Wednesday, September 11, 2002

Be careful what you wish for

Several years ago, as an engineering student at Montreal’s Concordia University, I would enviously wish that we were as well known as Montreal’s other English-speaking university, McGill. A Concordia diploma just didn’t carry the same weight of recognition. It seemed rather unfair to have to go through bouts of dialogue like the following:

Well-meaning American lady: “So where are you studying?”

Me: “Oh, Concordia.”

Lady (sounding impressed): “Oh, Cornell!”

Me (more loudly): “I go to Concordia.”

Lady (nodding knowledgeably): “Yes, Cornell!”

When I started my studies, Concordia was still reeling from the shock of Prof. Valery Fabrikant’s murderous rampage in the Mech Eng department. But by the time I graduated, it had subsided. Department secretaries had stopped looking over their shoulders nervously and things were looking encouraging. Concordia was flourishing, and new building projects seemed to be sprouting up like weeds. At that rate, I thought, soon my alma mater would really be on the map.

This week, I got my wish.

We had all heard the disturbing reports last year coming out from Concordia. B’nai Brith of Canada summarizes it:

In September 2001, the Concordia Student Union (CSU) published an Agenda entitled Uprising, which accuses Israel of being involved in “state terror that has killed civilian men, women, and children whose only ‘crime’ is their nationality”. The CSU-produced Uprising goes one step further with an article by Laith Marouf that insinuated that “the ‘Jewish’ Rector knows how much money the university owes to Zionists”, and accused the Concordia administration of being Arabophobic.
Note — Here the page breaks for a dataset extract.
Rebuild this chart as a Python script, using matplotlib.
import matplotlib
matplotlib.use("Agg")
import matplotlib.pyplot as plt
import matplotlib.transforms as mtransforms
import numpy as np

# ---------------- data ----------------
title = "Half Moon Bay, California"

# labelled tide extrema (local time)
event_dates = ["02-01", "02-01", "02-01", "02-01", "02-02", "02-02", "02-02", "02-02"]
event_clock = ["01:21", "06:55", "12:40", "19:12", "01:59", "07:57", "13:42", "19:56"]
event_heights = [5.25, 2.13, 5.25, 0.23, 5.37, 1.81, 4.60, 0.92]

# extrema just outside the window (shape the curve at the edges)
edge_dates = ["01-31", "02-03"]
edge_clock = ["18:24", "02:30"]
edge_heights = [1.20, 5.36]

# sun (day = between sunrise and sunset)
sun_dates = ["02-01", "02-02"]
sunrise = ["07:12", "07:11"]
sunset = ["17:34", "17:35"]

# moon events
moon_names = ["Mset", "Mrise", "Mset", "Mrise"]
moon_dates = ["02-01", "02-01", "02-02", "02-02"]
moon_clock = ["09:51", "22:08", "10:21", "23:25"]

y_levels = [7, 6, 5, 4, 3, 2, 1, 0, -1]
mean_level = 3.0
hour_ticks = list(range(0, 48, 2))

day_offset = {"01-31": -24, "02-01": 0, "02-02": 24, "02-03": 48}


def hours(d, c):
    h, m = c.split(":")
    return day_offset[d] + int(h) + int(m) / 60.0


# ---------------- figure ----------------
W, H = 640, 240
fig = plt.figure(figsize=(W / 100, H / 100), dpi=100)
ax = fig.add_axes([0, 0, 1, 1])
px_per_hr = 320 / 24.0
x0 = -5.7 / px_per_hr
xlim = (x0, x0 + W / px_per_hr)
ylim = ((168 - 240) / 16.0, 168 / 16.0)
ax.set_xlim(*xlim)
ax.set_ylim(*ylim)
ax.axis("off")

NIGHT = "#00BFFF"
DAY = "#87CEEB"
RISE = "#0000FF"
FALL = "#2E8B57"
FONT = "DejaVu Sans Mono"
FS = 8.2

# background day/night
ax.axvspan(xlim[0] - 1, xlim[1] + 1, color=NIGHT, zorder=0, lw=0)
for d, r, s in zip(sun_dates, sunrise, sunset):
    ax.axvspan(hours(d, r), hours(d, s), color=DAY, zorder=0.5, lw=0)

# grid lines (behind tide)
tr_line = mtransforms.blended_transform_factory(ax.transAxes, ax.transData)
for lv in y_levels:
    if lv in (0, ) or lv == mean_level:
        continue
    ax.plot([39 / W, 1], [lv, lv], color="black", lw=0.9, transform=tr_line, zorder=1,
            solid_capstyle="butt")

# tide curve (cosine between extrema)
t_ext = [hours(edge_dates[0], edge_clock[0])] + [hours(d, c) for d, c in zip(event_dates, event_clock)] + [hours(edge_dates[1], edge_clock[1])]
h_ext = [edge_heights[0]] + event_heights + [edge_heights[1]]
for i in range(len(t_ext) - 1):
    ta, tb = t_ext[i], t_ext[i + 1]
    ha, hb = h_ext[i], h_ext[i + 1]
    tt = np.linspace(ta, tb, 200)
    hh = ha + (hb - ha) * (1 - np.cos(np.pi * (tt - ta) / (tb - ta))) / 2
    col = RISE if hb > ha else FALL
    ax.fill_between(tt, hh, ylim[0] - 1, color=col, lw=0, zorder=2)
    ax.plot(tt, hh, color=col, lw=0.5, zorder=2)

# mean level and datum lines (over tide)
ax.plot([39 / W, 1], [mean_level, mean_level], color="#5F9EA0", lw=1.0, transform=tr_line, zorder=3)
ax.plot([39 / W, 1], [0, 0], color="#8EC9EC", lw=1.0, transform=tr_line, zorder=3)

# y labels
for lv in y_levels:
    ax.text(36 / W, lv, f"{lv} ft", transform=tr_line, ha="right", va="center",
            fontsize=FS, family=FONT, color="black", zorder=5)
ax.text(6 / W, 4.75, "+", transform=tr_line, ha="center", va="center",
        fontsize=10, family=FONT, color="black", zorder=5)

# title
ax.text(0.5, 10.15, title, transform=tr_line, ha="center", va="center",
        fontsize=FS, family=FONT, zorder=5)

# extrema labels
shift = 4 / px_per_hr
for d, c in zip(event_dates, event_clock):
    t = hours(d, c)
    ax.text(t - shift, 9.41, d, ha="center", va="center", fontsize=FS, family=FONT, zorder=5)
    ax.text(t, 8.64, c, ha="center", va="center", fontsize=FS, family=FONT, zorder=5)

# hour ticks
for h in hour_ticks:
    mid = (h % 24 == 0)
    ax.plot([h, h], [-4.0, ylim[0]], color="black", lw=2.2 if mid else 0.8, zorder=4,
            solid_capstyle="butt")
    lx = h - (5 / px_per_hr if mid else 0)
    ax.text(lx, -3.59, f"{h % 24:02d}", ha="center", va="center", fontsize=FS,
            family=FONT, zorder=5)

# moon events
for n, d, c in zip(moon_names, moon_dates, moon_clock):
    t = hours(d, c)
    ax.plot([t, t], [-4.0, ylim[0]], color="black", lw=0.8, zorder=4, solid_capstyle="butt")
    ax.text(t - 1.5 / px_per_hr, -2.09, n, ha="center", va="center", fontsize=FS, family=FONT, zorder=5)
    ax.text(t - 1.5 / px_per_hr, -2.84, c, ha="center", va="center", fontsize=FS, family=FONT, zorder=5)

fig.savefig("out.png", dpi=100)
Earlier in the year, Mr. Marouf, a foreign national from Syria who was in Canada on a student visa, is alleged to have harassed and intimidated the editor of a Concordia University newspaper and her staff, by alluding to their religion. He is also alleged to have stated in an undergraduate Political Science class in the winter semester of the 2000-2001 academic year, in front of all his peers and the professor, that the “Talmud obliges Jews to kill all non-Jews”.
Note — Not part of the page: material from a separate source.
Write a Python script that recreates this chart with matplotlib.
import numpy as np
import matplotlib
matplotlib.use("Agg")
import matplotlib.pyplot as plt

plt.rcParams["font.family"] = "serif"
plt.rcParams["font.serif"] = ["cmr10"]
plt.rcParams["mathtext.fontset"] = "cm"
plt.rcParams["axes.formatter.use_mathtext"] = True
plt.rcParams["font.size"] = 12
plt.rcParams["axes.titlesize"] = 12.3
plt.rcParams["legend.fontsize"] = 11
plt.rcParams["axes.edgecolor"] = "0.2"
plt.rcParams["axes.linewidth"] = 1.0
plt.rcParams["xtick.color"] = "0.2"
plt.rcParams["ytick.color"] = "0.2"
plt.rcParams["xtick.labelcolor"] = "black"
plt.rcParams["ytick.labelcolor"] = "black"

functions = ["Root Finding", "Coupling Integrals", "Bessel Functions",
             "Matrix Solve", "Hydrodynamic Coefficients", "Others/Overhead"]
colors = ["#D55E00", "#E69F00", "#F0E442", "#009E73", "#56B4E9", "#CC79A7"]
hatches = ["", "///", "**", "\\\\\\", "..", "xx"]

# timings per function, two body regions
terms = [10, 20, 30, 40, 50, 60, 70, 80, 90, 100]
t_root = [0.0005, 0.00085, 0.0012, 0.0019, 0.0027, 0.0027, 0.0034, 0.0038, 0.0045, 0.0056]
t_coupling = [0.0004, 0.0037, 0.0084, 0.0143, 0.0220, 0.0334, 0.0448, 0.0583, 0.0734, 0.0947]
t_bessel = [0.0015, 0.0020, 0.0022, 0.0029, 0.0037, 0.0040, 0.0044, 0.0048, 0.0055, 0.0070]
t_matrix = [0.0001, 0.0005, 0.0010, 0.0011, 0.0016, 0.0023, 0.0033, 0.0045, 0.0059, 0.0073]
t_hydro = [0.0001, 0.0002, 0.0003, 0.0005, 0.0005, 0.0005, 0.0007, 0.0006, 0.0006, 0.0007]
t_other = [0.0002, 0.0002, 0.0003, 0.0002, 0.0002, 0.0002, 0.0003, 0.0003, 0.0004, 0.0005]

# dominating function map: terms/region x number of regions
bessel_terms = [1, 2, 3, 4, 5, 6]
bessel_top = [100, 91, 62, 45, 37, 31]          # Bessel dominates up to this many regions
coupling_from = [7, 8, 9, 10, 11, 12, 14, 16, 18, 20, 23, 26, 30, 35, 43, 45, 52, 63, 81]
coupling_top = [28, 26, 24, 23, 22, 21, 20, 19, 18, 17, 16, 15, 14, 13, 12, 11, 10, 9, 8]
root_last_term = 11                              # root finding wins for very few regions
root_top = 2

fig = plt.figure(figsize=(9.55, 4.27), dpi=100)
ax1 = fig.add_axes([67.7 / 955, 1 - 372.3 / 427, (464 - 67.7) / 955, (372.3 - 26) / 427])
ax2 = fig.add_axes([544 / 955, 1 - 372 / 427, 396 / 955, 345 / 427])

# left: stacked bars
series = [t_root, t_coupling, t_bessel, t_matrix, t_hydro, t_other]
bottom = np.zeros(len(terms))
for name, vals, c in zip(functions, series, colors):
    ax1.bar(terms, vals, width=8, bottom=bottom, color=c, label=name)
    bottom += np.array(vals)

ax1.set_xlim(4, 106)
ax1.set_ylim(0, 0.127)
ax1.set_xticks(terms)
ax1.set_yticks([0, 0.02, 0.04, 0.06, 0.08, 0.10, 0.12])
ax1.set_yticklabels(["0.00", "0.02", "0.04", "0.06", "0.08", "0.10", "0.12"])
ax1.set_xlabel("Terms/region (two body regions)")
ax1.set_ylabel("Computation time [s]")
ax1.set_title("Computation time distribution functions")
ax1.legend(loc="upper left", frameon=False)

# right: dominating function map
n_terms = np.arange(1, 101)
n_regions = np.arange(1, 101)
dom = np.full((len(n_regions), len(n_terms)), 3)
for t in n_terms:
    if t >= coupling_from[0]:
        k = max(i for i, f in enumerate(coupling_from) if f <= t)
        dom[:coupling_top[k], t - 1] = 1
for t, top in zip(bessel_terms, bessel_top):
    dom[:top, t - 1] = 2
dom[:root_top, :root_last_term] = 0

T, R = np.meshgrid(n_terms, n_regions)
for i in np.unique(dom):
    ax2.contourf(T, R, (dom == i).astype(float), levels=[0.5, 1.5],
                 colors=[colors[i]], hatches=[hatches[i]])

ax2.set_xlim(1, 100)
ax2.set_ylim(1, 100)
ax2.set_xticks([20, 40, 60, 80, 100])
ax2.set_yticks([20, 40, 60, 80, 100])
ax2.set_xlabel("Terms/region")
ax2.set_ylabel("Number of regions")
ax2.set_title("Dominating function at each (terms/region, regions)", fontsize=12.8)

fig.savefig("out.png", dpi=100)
Marouf, who was elected as a CSU student councilor in March 2001, was allegedly caught on two occasions scrawling graffiti on Concordia University property. One of these incidents relates to graffiti containing both anti-Jewish and anti-Israel diatribes, including “Stop Jewish Apartheid”, “End Jewish Occupation”, “Israel is a racist State”, and the Star of David being equated to a swastika. Similar anti-Jewish and anti-Israel graffiti was scrawled by an unknown person or persons on the corners of eight sidewalks on St. Catherine Street not far from the York Theatre, stating “Stop Jewish apartheid” and “End Jewish supremacy”.


Incidentally, this same agenda also included an encouragement of shoplifting as a legitimate form of protest and I'm not sure that it didn't include instructions on how to build a homemade bomb. All this to say, it was becoming apparent that the Concordia Student Union was becoming something Mohammed Atta would have felt right at home in, and possibly something even Osama bin Laden might have nodded his head approvingly at.

But this week, when violent protesters smashed in glass windows, threw rocks, and assaulted people who had come to attend a lecture by former Israeli Prime Minister Benjamin Netanyahu at Concordia, the former site of my higher education hit a new low.

There were reports of protesters assaulting a 72-year old Czechoslovakian Holocaust survivor and even a rabbi and his wife, a Concordia professor.

Netanyahu ended up canceling his speech, which was, of course, the whole point. Leftists aren’t about free speech. They’re about free speech for leftists.

One of the lunatic organizations involved in the protest even issued an unapologetic statement the following day, branding Netanyahu a “terrorist”. Is that the same Netanyahu who presided over the peace process? In this weird parallel universe, does Arafat then become a democratically elected prime minister with a spotless past, and, incidentally, the ability to string together a coherent sentence? Does the Palestinian Authority then become a place where people like this can legitimately engage in protest of any kind, peaceful or not?

I know that expecting the Concordia Student Union to immediately issue a strong statement denouncing all forms of violent protests is, perhaps, pushing it. Let’s start with baby steps. But, in the same Bizarro-like tradition, they went a step further. Putting the blame for this whole circus squarely on the shoulders of Concordia’s rector, Frederick Lowy, the CSU accused him of endangering students and called for his resignation. (That would be the same Jewish rector that the CSU’s Marouf is so fond of.) You would be excused for wondering at this point if Lowy himself was sporting a green and red keffiyah and throwing stones at the conference ticket-holders. Wait, I have a novel idea. Let’s place the responsibility for the protesters’ outbursts of physical violence and the protesters’ wanton destruction of property on – the protesters!

I don't know what they're teaching university students these days, but at Concordia, it must not be logic.